### Material provided

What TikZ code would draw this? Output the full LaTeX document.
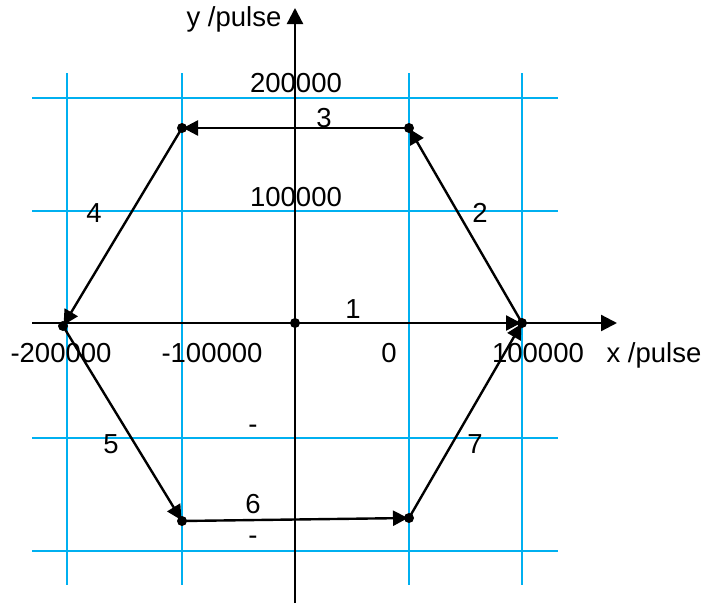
\documentclass[tikz,border=0pt]{standalone}
\usepackage{fontspec}
\setmainfont{Liberation Sans}
\usetikzlibrary{arrows.meta}
\definecolor{gridblue}{RGB}{0,176,240}
\begin{document}
\begin{tikzpicture}[x=1pt,y=-1pt,
  gridline/.style={gridblue,line width=2pt},
  axisline/.style={black,line width=2.3pt,-{Triangle[length=16pt,width=16pt]}},
  pathline/.style={black,line width=2.4pt,-{Triangle[length=15pt,width=15pt]},shorten >=1pt},
  lbl/.style={anchor=base,inner sep=0pt,font=\fontsize{27.5}{32}\selectfont},
  dotmark/.style={fill=black}]
\useasboundingbox (0,0) rectangle (705,605);
% grid
\foreach \x in {67,182,409,522} \draw[gridline] (\x,73) -- (\x,585);
\foreach \y in {98,211,438,551} \draw[gridline] (32,\y) -- (558,\y);
% axes
\coordinate (ybot) at (295,603);
\coordinate (ytop) at (295,8);
\coordinate (xl) at (32,323);
\coordinate (xr) at (617,323);
\draw[axisline] (ybot) -- (ytop);
\draw[axisline] (xl) -- (xr);
% points
\coordinate (P0) at (295,323);
\coordinate (P1) at (522,323);
\coordinate (P2) at (409,128);
\coordinate (P3) at (182,128);
\coordinate (P4) at (63,326);
\coordinate (P5) at (182,521);
\coordinate (P6) at (409,518);
\draw[pathline] (P0) -- (P1);
\draw[pathline] (P1) -- (P2);
\draw[pathline] (P2) -- (P3);
\draw[pathline] (P3) -- (P4);
\draw[pathline] (P4) -- (P5);
\draw[pathline] (P5) -- (P6);
\draw[pathline] (P6) -- (P1);
\foreach \p in {P0,P1,P2,P3,P4,P5,P6} \fill[dotmark] (\p) circle (5pt);
% labels
\node[lbl] (ylab) at (234,27) {y /pulse};
\node[lbl] (y200) at (296,92) {200000};
\node[lbl] (n3) at (324,127) {3};
\node[lbl] (y100) at (296,206) {100000};
\node[lbl] (n4) at (94,222) {4};
\node[lbl] (n2) at (480,222) {2};
\node[lbl] (n1) at (353,318) {1};
\node[lbl] (xm200) at (61,362) {-200000};
\node[lbl] (xm100) at (212,362) {-100000};
\node[lbl] (x0) at (389,362) {0};
\node[lbl] (x100) at (538,362) {100000};
\node[lbl] (xlab) at (654,362) {x /pulse};
\node[lbl] (m1) at (253,433) {-};
\node[lbl] (n5) at (111,453) {5};
\node[lbl] (n7) at (475,453) {7};
\node[lbl] (n6) at (253,513) {6};
\node[lbl] (m2) at (253,544) {-};
\end{tikzpicture}
\end{document}
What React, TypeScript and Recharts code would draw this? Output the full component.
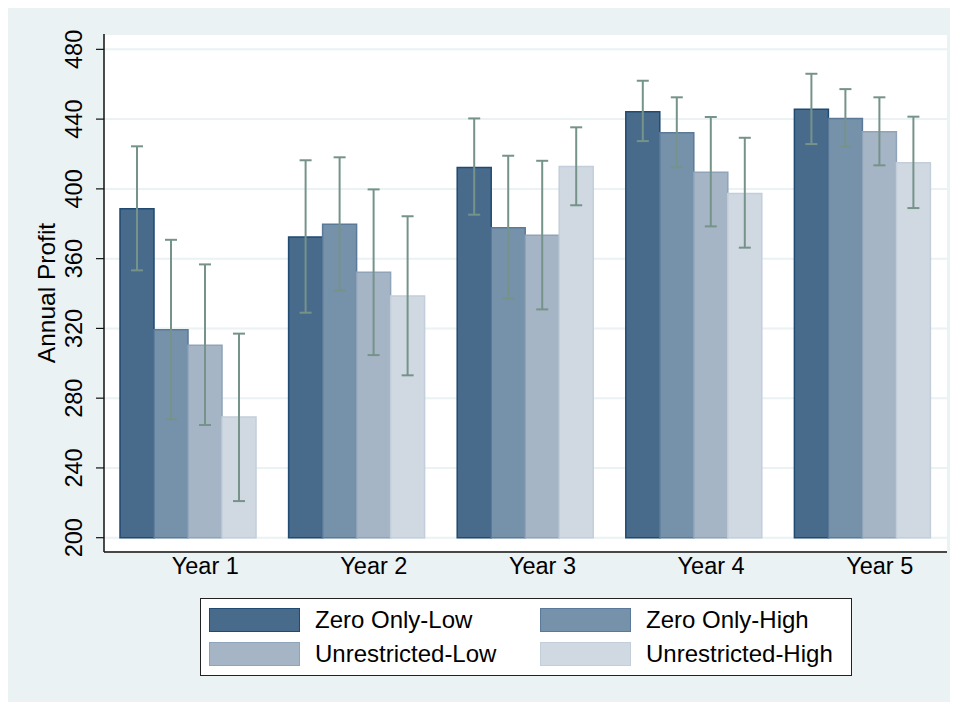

######

Search the entries for the word "would" and gather every line where it appears.

What TikZ code would draw this? Output the full LaTeX document.
What React, TypeScript and Recharts code would draw this? Output the full component.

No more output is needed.